-------- Given information

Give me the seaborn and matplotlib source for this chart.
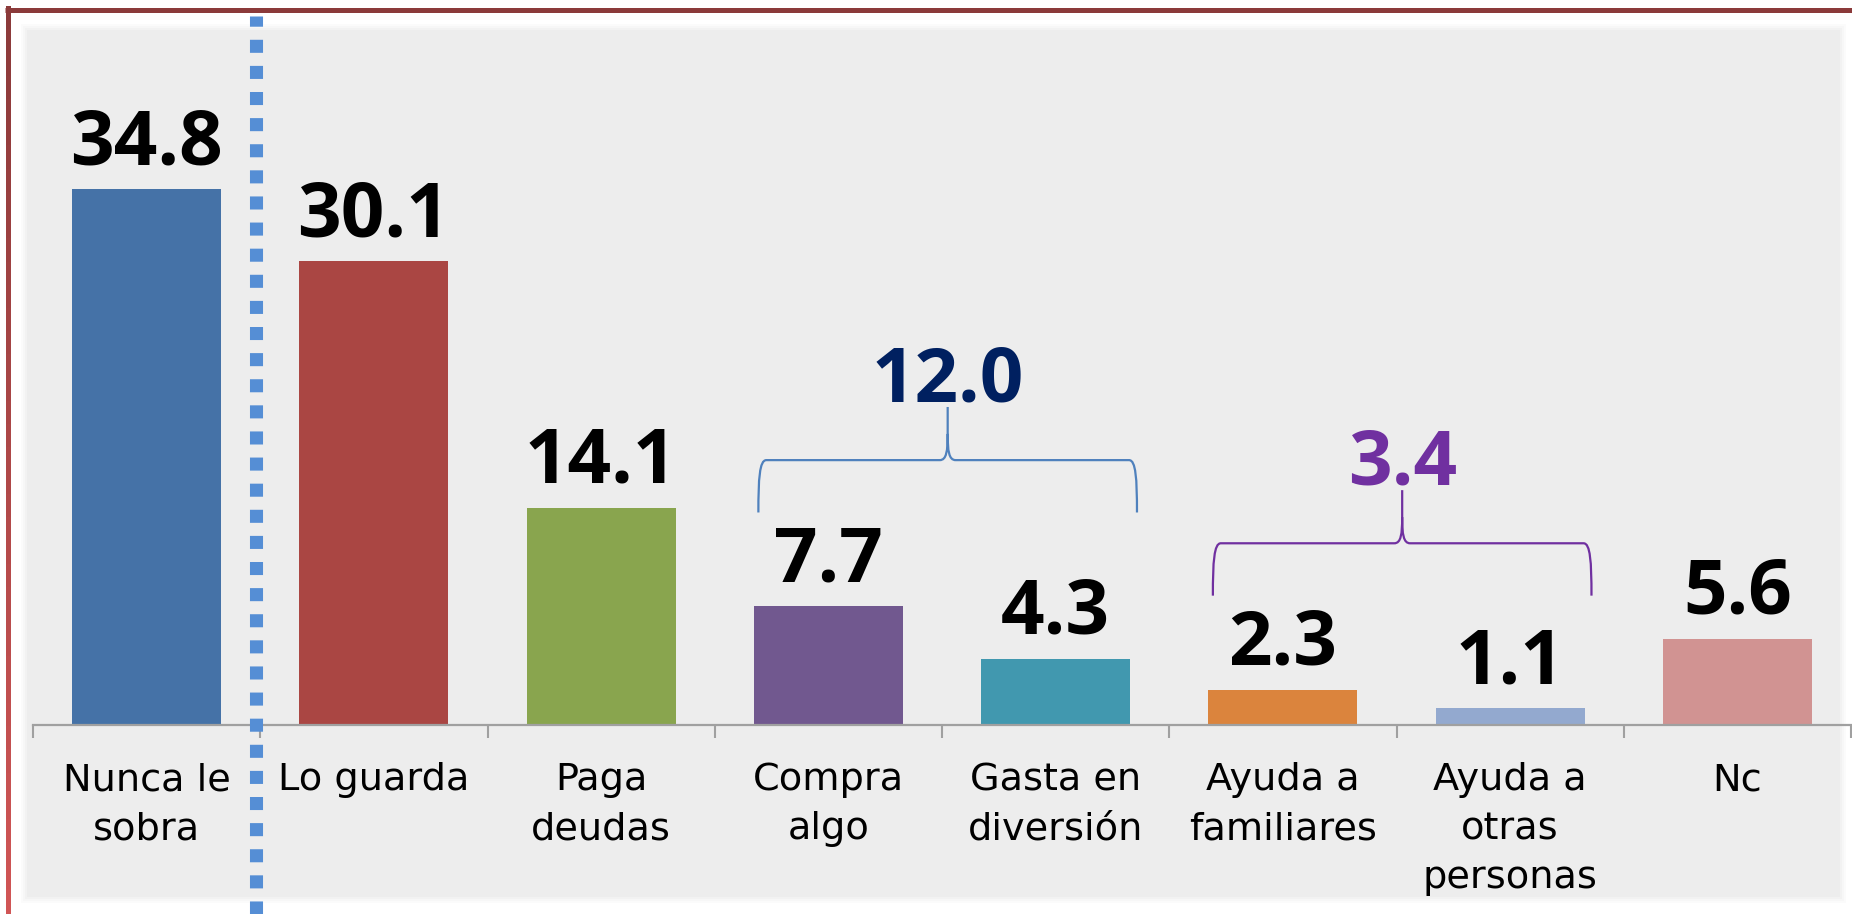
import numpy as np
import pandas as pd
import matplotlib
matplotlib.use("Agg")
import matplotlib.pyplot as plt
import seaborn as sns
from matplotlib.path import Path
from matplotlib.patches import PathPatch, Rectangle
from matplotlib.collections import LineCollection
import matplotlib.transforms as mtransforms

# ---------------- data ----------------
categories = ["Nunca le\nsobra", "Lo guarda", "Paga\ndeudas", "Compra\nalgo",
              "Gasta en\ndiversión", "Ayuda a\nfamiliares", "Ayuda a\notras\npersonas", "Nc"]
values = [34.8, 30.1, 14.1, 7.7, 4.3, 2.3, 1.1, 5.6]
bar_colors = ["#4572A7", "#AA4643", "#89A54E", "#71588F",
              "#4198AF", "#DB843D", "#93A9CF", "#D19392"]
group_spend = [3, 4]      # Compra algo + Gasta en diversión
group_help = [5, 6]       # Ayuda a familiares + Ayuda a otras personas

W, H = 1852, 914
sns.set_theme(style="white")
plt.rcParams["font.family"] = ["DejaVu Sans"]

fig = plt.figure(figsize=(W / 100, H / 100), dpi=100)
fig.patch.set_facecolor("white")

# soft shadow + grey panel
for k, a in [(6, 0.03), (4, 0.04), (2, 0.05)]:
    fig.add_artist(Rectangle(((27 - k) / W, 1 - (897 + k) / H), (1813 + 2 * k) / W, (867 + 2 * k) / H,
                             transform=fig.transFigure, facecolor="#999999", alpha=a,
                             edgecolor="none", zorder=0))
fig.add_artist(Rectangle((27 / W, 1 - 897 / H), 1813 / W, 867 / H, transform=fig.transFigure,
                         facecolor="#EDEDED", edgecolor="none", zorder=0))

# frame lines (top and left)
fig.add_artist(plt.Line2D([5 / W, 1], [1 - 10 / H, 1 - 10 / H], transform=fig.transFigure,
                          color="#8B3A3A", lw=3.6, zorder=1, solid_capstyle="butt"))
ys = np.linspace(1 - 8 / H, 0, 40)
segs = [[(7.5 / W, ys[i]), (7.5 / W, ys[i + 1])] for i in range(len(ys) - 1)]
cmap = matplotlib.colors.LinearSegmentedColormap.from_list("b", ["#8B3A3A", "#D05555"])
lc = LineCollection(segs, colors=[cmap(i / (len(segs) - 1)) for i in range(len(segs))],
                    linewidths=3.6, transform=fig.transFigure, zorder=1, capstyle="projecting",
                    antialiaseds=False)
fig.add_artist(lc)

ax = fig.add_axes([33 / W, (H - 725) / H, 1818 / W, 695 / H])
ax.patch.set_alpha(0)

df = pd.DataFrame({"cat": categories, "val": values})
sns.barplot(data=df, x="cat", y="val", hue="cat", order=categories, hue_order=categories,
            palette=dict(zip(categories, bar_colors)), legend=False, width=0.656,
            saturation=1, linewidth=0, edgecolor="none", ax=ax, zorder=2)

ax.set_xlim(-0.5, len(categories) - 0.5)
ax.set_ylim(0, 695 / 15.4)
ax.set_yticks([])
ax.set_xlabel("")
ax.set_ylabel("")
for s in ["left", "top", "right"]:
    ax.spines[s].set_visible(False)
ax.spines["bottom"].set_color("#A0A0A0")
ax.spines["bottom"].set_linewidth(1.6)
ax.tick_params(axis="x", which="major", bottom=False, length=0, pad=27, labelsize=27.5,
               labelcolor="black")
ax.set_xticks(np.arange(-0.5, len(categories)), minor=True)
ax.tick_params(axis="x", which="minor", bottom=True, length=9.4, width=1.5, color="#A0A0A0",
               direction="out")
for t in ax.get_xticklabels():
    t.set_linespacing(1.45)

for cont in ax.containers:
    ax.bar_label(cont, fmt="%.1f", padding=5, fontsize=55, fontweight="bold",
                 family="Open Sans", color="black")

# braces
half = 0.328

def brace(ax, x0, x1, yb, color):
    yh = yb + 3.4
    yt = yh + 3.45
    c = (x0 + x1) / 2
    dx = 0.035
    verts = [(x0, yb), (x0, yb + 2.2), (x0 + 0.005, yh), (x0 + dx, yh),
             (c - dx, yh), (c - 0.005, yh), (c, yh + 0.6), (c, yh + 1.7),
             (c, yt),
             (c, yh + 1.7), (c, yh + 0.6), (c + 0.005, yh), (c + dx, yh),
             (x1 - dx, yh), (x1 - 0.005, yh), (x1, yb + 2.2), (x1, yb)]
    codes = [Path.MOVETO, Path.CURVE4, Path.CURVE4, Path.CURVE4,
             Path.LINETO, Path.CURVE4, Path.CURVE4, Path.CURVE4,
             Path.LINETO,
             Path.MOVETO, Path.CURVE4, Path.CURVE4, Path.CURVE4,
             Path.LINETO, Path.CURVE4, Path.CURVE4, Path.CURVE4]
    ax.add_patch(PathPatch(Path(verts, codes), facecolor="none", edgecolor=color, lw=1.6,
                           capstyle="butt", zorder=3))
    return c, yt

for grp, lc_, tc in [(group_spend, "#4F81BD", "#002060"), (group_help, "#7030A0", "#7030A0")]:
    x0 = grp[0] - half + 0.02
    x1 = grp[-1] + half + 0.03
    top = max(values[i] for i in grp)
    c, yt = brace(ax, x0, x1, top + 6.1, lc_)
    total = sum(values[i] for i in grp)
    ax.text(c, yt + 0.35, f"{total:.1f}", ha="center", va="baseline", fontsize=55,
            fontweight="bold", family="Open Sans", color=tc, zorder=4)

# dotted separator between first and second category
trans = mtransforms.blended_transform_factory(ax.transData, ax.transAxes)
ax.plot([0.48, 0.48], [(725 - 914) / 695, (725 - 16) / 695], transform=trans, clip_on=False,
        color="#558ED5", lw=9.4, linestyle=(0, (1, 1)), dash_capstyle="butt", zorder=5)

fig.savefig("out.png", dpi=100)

----------------

_Short exercise:_ Copy the whole of the material above exactly, but not its images.

_Answer in full:_
Give me the seaborn and matplotlib source for this chart.
import numpy as np
import pandas as pd
import matplotlib
matplotlib.use("Agg")
import matplotlib.pyplot as plt
import seaborn as sns
from matplotlib.path import Path
from matplotlib.patches import PathPatch, Rectangle
from matplotlib.collections import LineCollection
import matplotlib.transforms as mtransforms

# ---------------- data ----------------
categories = ["Nunca le\nsobra", "Lo guarda", "Paga\ndeudas", "Compra\nalgo",
              "Gasta en\ndiversión", "Ayuda a\nfamiliares", "Ayuda a\notras\npersonas", "Nc"]
values = [34.8, 30.1, 14.1, 7.7, 4.3, 2.3, 1.1, 5.6]
bar_colors = ["#4572A7", "#AA4643", "#89A54E", "#71588F",
              "#4198AF", "#DB843D", "#93A9CF", "#D19392"]
group_spend = [3, 4]      # Compra algo + Gasta en diversión
group_help = [5, 6]       # Ayuda a familiares + Ayuda a otras personas

W, H = 1852, 914
sns.set_theme(style="white")
plt.rcParams["font.family"] = ["DejaVu Sans"]

fig = plt.figure(figsize=(W / 100, H / 100), dpi=100)
fig.patch.set_facecolor("white")

# soft shadow + grey panel
for k, a in [(6, 0.03), (4, 0.04), (2, 0.05)]:
    fig.add_artist(Rectangle(((27 - k) / W, 1 - (897 + k) / H), (1813 + 2 * k) / W, (867 + 2 * k) / H,
                             transform=fig.transFigure, facecolor="#999999", alpha=a,
                             edgecolor="none", zorder=0))
fig.add_artist(Rectangle((27 / W, 1 - 897 / H), 1813 / W, 867 / H, transform=fig.transFigure,
                         facecolor="#EDEDED", edgecolor="none", zorder=0))

# frame lines (top and left)
fig.add_artist(plt.Line2D([5 / W, 1], [1 - 10 / H, 1 - 10 / H], transform=fig.transFigure,
                          color="#8B3A3A", lw=3.6, zorder=1, solid_capstyle="butt"))
ys = np.linspace(1 - 8 / H, 0, 40)
segs = [[(7.5 / W, ys[i]), (7.5 / W, ys[i + 1])] for i in range(len(ys) - 1)]
cmap = matplotlib.colors.LinearSegmentedColormap.from_list("b", ["#8B3A3A", "#D05555"])
lc = LineCollection(segs, colors=[cmap(i / (len(segs) - 1)) for i in range(len(segs))],
                    linewidths=3.6, transform=fig.transFigure, zorder=1, capstyle="projecting",
                    antialiaseds=False)
fig.add_artist(lc)

ax = fig.add_axes([33 / W, (H - 725) / H, 1818 / W, 695 / H])
ax.patch.set_alpha(0)

df = pd.DataFrame({"cat": categories, "val": values})
sns.barplot(data=df, x="cat", y="val", hue="cat", order=categories, hue_order=categories,
            palette=dict(zip(categories, bar_colors)), legend=False, width=0.656,
            saturation=1, linewidth=0, edgecolor="none", ax=ax, zorder=2)

ax.set_xlim(-0.5, len(categories) - 0.5)
ax.set_ylim(0, 695 / 15.4)
ax.set_yticks([])
ax.set_xlabel("")
ax.set_ylabel("")
for s in ["left", "top", "right"]:
    ax.spines[s].set_visible(False)
ax.spines["bottom"].set_color("#A0A0A0")
ax.spines["bottom"].set_linewidth(1.6)
ax.tick_params(axis="x", which="major", bottom=False, length=0, pad=27, labelsize=27.5,
               labelcolor="black")
ax.set_xticks(np.arange(-0.5, len(categories)), minor=True)
ax.tick_params(axis="x", which="minor", bottom=True, length=9.4, width=1.5, color="#A0A0A0",
               direction="out")
for t in ax.get_xticklabels():
    t.set_linespacing(1.45)

for cont in ax.containers:
    ax.bar_label(cont, fmt="%.1f", padding=5, fontsize=55, fontweight="bold",
                 family="Open Sans", color="black")

# braces
half = 0.328

def brace(ax, x0, x1, yb, color):
    yh = yb + 3.4
    yt = yh + 3.45
    c = (x0 + x1) / 2
    dx = 0.035
    verts = [(x0, yb), (x0, yb + 2.2), (x0 + 0.005, yh), (x0 + dx, yh),
             (c - dx, yh), (c - 0.005, yh), (c, yh + 0.6), (c, yh + 1.7),
             (c, yt),
             (c, yh + 1.7), (c, yh + 0.6), (c + 0.005, yh), (c + dx, yh),
             (x1 - dx, yh), (x1 - 0.005, yh), (x1, yb + 2.2), (x1, yb)]
    codes = [Path.MOVETO, Path.CURVE4, Path.CURVE4, Path.CURVE4,
             Path.LINETO, Path.CURVE4, Path.CURVE4, Path.CURVE4,
             Path.LINETO,
             Path.MOVETO, Path.CURVE4, Path.CURVE4, Path.CURVE4,
             Path.LINETO, Path.CURVE4, Path.CURVE4, Path.CURVE4]
    ax.add_patch(PathPatch(Path(verts, codes), facecolor="none", edgecolor=color, lw=1.6,
                           capstyle="butt", zorder=3))
    return c, yt

for grp, lc_, tc in [(group_spend, "#4F81BD", "#002060"), (group_help, "#7030A0", "#7030A0")]:
    x0 = grp[0] - half + 0.02
    x1 = grp[-1] + half + 0.03
    top = max(values[i] for i in grp)
    c, yt = brace(ax, x0, x1, top + 6.1, lc_)
    total = sum(values[i] for i in grp)
    ax.text(c, yt + 0.35, f"{total:.1f}", ha="center", va="baseline", fontsize=55,
            fontweight="bold", family="Open Sans", color=tc, zorder=4)

# dotted separator between first and second category
trans = mtransforms.blended_transform_factory(ax.transData, ax.transAxes)
ax.plot([0.48, 0.48], [(725 - 914) / 695, (725 - 16) / 695], transform=trans, clip_on=False,
        color="#558ED5", lw=9.4, linestyle=(0, (1, 1)), dash_capstyle="butt", zorder=5)

fig.savefig("out.png", dpi=100)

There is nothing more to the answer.